Harrisburg to Issue RFQ for Financial Advisers

Harrisburg, Pa., plans to release in the next few weeks a request for qualifications for financial advisers to help it tackle $282 million of outstanding incinerator bonds it guarantees, as officials continue to work on a forbearance agreement for the debt.

The outside financial advisers would guide Harrisburg through potential debt restructuring plans and with the selling or leasing of municipal assets to help raise money to pay down a portion of the resource-recovery facility bonds. The city expects to release its RFQ in a couple of weeks, said Brian Hudson, executive director at the Pennsylvania Housing Finance Authority.
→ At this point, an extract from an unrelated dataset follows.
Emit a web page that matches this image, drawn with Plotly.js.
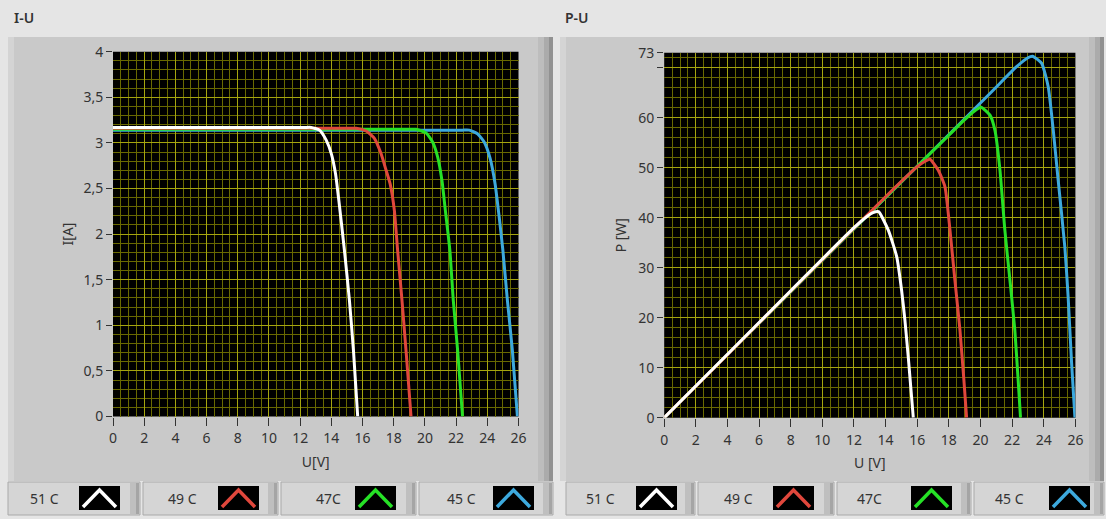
<!DOCTYPE html>
<html>
<head>
<meta charset="utf-8">
<script src="https://cdn.plot.ly/plotly-3.0.1.min.js"></script>
<style>
html,body{margin:0;padding:0;background:#e5e5e5;}
#chart{width:1106px;height:519px;}
</style>
</head>
<body>
<div id="chart"></div>
<script>
// ---------------- DATA ----------------
const seriesNames = ["51 C", "49 C", "47C", "45 C"];
const seriesColors = ["#ffffff", "#e0473c", "#26e126", "#3da9dd"];

// I-U curves (U in V, I in A)
const iu51U = [0, 4, 8, 12, 12.35, 12.71, 13.24, 13.67, 14.0, 14.27, 14.48, 14.84, 15.16, 15.42, 15.69];
const iu51I = [3.17, 3.17, 3.17, 3.17, 3.17, 3.17, 3.14, 3.03, 2.88, 2.66, 2.37, 1.82, 1.27, 0.72, 0];
const iu49U = [0, 4, 8, 12, 15.2, 15.6, 16.23, 16.76, 17.19, 17.51, 17.77, 18.04, 18.25, 18.53, 18.79, 19.11];
const iu49I = [3.16, 3.16, 3.16, 3.16, 3.16, 3.16, 3.13, 3.05, 2.88, 2.70, 2.55, 2.26, 1.82, 1.27, 0.72, 0];
const iu47U = [0, 4, 8, 12, 16, 19.0, 19.43, 20.07, 20.49, 20.81, 21.09, 21.31, 21.6, 21.82, 22.1, 22.41];
const iu47I = [3.15, 3.15, 3.15, 3.15, 3.15, 3.15, 3.15, 3.11, 3.01, 2.85, 2.59, 2.26, 1.82, 1.27, 0.72, 0];
const iu45U = [0, 4, 8, 12, 16, 20, 22.4, 22.84, 23.37, 23.8, 24.18, 24.5, 24.76, 25.0, 25.29, 25.61, 25.93];
const iu45I = [3.14, 3.14, 3.14, 3.14, 3.14, 3.14, 3.14, 3.14, 3.10, 3.01, 2.83, 2.55, 2.19, 1.82, 1.27, 0.72, 0];

// P-U curves (U in V, P in W)
const pu51U = [0, 4, 8, 12, 12.8, 13.2, 13.55, 14.17, 14.7, 15.01, 15.22, 15.43, 15.64, 15.75];
const pu51P = [0, 12.7, 25.4, 38.0, 40.2, 41.0, 41.2, 37.5, 32.2, 25.5, 19.5, 12.2, 4.2, 0];
const pu49U = [0, 4, 8, 12, 14, 16, 16.5, 16.8, 17.33, 17.75, 18.07, 18.38, 18.7, 18.95, 19.12];
const pu49P = [0, 12.6, 25.3, 37.9, 44.2, 50.2, 51.3, 51.7, 49.5, 46.2, 37.5, 27.5, 17.5, 7.5, 0];
const pu47U = [0, 4, 8, 12, 16, 18, 19, 19.6, 20.03, 20.6, 20.91, 21.23, 21.54, 21.86, 22.17, 22.38, 22.53];
const pu47P = [0, 12.6, 25.2, 37.8, 50.3, 56.5, 59.6, 61.3, 62.1, 60.5, 57.5, 49.5, 37.5, 27.5, 17.5, 7.5, 0];
const pu45U = [0, 4, 8, 12, 16, 20.8, 22.28, 23.0, 23.29, 23.86, 24.28, 24.6, 24.91, 25.33, 25.54, 25.76, 25.97];
const pu45P = [0, 12.6, 25.2, 37.8, 50.3, 65.5, 70.2, 72.0, 72.3, 70.9, 66.2, 57.5, 47.5, 34.2, 24.2, 10.9, 0];

const xTickStep = 2;
const iuYTickStep = 0.5;
const puYTickVals = [0, 10, 20, 30, 40, 50, 60, 70, 73];
const puYTickText = ["0", "10", "20", "30", "40", "50", "60", "", "73"];

// ---------------- LAYOUT HELPERS ----------------
const W = 1106, H = 519;
const X = p => p / W;
const Y = p => 1 - p / H;
const FONT = "Noto Sans, DejaVu Sans, sans-serif";

const iuSeries = [[iu51U, iu51I], [iu49U, iu49I], [iu47U, iu47I], [iu45U, iu45I]];
const puSeries = [[pu51U, pu51P], [pu49U, pu49P], [pu47U, pu47P], [pu45U, pu45P]];

const traces = [];
// draw 45C first so 51C lies on top
for (let i = 3; i >= 0; i--) {
  traces.push({x: iuSeries[i][0], y: iuSeries[i][1], xaxis: "x", yaxis: "y", type: "scatter", mode: "lines",
    name: seriesNames[i], line: {color: seriesColors[i], width: 3, shape: "spline", smoothing: 0.5},
    showlegend: false, hoverinfo: "skip"});
}
for (let i = 3; i >= 0; i--) {
  traces.push({x: puSeries[i][0], y: puSeries[i][1], xaxis: "x2", yaxis: "y2", type: "scatter", mode: "lines",
    name: seriesNames[i], line: {color: seriesColors[i], width: 3, shape: "spline", smoothing: 0.5},
    showlegend: false, hoverinfo: "skip"});
}

const shapes = [];
const annotations = [];
function rect(x0, y0, x1, y1, fill, line) {
  shapes.push({type: "rect", xref: "paper", yref: "paper", x0: X(x0), x1: X(x1), y0: Y(y1), y1: Y(y0),
    fillcolor: fill, line: line || {width: 0}, layer: "below"});
}
function text(x, y, t, size, color, anchor, weight) {
  annotations.push({xref: "paper", yref: "paper", x: X(x), y: Y(y), text: t, showarrow: false,
    xanchor: anchor || "left", yanchor: "middle", font: {family: FONT, size: size, color: color, weight: weight || 400}});
}

// panels
rect(8, 37, 553, 481, "#c9c9c9");
rect(8, 37, 14, 481, "#d4d4d4");
rect(538, 37, 544, 481, "#bdbdbd");
rect(544, 37, 549, 481, "#ababab");
rect(549, 37, 553, 481, "#919191");
rect(560, 37, 1104, 481, "#c9c9c9");
rect(560, 37, 566, 481, "#d4d4d4");
rect(1089, 37, 1095, 481, "#bdbdbd");
rect(1095, 37, 1100, 481, "#ababab");
rect(1100, 37, 1104, 481, "#919191");

// plot areas (black)
rect(113, 51.7, 518.5, 416.5, "#000000");
rect(664.2, 52.7, 1075.4, 417.7, "#000000");

// legend rows
const legendBoxes = [
  {x0: 8, x1: 140, lx: 28, sx: 79},
  {x0: 143, x1: 278, lx: 166, sx: 218},
  {x0: 281, x1: 416, lx: 314, sx: 355},
  {x0: 419, x1: 553, lx: 445, sx: 493},
  {x0: 566, x1: 695, lx: 584, sx: 636},
  {x0: 698, x1: 834, lx: 722, sx: 773},
  {x0: 837, x1: 971, lx: 855, sx: 911},
  {x0: 974, x1: 1104, lx: 993, sx: 1049}
];
legendBoxes.forEach((b, k) => {
  const i = k % 4;
  rect(b.x0, 482, b.x1, 515, "#d5d5d5", {color: "#a9a9a9", width: 1});
  rect(b.x1 - 10, 483, b.x1 - 1, 514, "#bfbfbf");
  rect(b.x1 - 4, 483, b.x1 - 1, 514, "#a5a5a5");
  rect(b.sx, 486, b.sx + 41, 510, "#000000");
  shapes.push({type: "path", xref: "paper", yref: "paper", layer: "below",
    path: `M ${X(b.sx + 4)},${Y(507)} L ${X(b.sx + 20.5)},${Y(490)} L ${X(b.sx + 37)},${Y(507)}`,
    line: {color: seriesColors[i], width: 3.5}});
  text(b.lx, 498.5, seriesNames[i], 14, "#333333", "left");
});

// chart titles
text(12, 18, "I-U", 14, "#333333", "left", 600);
text(563, 18, "P-U", 14, "#333333", "left", 600);

const majorGrid = "rgb(165,165,15)";
const minorGrid = "rgb(105,105,0)";
const tickFont = {family: FONT, size: 14, color: "#333333"};
const titleFont = {family: FONT, size: 14, color: "#333333"};

function xAxis(domain, anchor, title) {
  return {domain: domain, anchor: anchor, range: [0, 26], tickmode: "linear", tick0: 0, dtick: xTickStep,
    showgrid: true, gridcolor: majorGrid, gridwidth: 1, zeroline: false, showline: false,
    ticks: "outside", ticklen: 8, tickcolor: "#333333", tickwidth: 1, tickfont: tickFont, ticklabelstandoff: 1,
    minor: {tickmode: "linear", tick0: 0, dtick: 0.5, showgrid: true, gridcolor: minorGrid, gridwidth: 1, ticks: ""},
    title: {text: title, font: titleFont, standoff: 10}, automargin: false, fixedrange: true};
}

const layout = {
  width: W, height: H,
  margin: {l: 0, r: 0, t: 0, b: 0, pad: 0},
  paper_bgcolor: "#e5e5e5",
  plot_bgcolor: "rgba(0,0,0,0)",
  separators: ", ",
  showlegend: false,
  font: {family: FONT, color: "#333333"},
  xaxis: xAxis([X(113), X(518.5)], "y", "U[V]"),
  yaxis: {domain: [Y(416.5), Y(51.7)], anchor: "x", range: [0, 4], tickmode: "linear", tick0: 0, dtick: iuYTickStep,
    showgrid: true, gridcolor: majorGrid, gridwidth: 1, zeroline: false, showline: false,
    ticks: "outside", ticklen: 6, tickcolor: "#333333", tickfont: tickFont,
    minor: {tickmode: "linear", tick0: 0, dtick: 0.1, showgrid: true, gridcolor: minorGrid, gridwidth: 1, ticks: ""},
    title: {text: "I[A]", font: titleFont, standoff: 6}, automargin: false, fixedrange: true},
  xaxis2: xAxis([X(664.2), X(1075.4)], "y2", "U [V]"),
  yaxis2: {domain: [Y(417.7), Y(52.7)], anchor: "x2", range: [0, 73], tickmode: "array",
    tickvals: puYTickVals, ticktext: puYTickText,
    showgrid: true, gridcolor: majorGrid, gridwidth: 1, zeroline: false, showline: false,
    ticks: "outside", ticklen: 6, tickcolor: "#333333", tickfont: tickFont,
    minor: {tickmode: "linear", tick0: 0, dtick: 2, showgrid: true, gridcolor: minorGrid, gridwidth: 1, ticks: ""},
    title: {text: "P [W]", font: titleFont, standoff: 8}, automargin: false, fixedrange: true},
  shapes: shapes,
  annotations: annotations
};

Plotly.newPlot("chart", traces, layout, {staticPlot: true, displayModeBar: false});
</script>
</body>
</html>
State officials asked Hudson to work with Harrisburg and the Harrisburg Authority, the issuer of the incinerator bonds, to develop a forbearance agreement that would give the city time to craft a repayment plan.

Hudson said the involved parties are set to deliver such an agreement to the City Council for its review within a few weeks.

Professional municipal bankruptcy experts and government officials Monday evening presented to the council the benefits and disadvantages of a bankruptcy filing and working within Pennsylvania’s municipal distress program, called Act 47.

While Mayor Linda Thompson and council president Gloria Martin-Roberts have said bankruptcy is not an option, Comptroller Dan Miller and council member Susan Brown-Wilson, who chairs the budget and finance committee, believe a bankruptcy filing might help the city address the $282 million of incinerator debt.

Hudson said that before Pennsylvania’s capital considers a bankruptcy filing or moving towards state oversight through Act 47, it must craft a forbearance agreement and see where things stand.

“The first priority is to start talking to the creditors right now and to see what can be worked out and what can be done,” Hudson said. “Get these forbearance agreements on board, bring on the financial advisers, and take a look at the whole big picture before we say any one of these particular options are best. We first have to have our creditors understand that we are willing to talk to them and try to work out some structure that makes sense, but at the same time have it be a permanent solution. And that’s what we’re looking for here.”

The authority sold resource recovery facility bonds to help finance upgrades and improvements to the incinerator facility. For more than a year, the plant has not generated sufficient revenue to pay principal and interest costs on the bonds, leaving the city, as first guarantor, responsible for paying investors.

Dauphin County, where Harrisburg is located, also guarantees much of the debt. Assured Guaranty Municipal Corp. insures $195.5 million.

Debt-service costs this year total $32.7 million, including $13 million to replenish the debt-service reserve fund for payments it made in 2009. In addition, there is a $35 million working capital loan that Bear, Sterns & Co. extended in 2007 that will be due to be repaid to JPMorgan in December. Officials anticipate refinancing that loan later this year.

By comparison, Harrisburg’s fiscal 2010 operating budget is $64.7 million. The city did not include funds to pay debt-service costs for the incinerator bonds in the fiscal 2010 budget. It will miss a May 1 payment to investors for $425,000 on Series 2002A bonds. Assured insures the Series 2002A bonds, which have no debt-service reserve fund.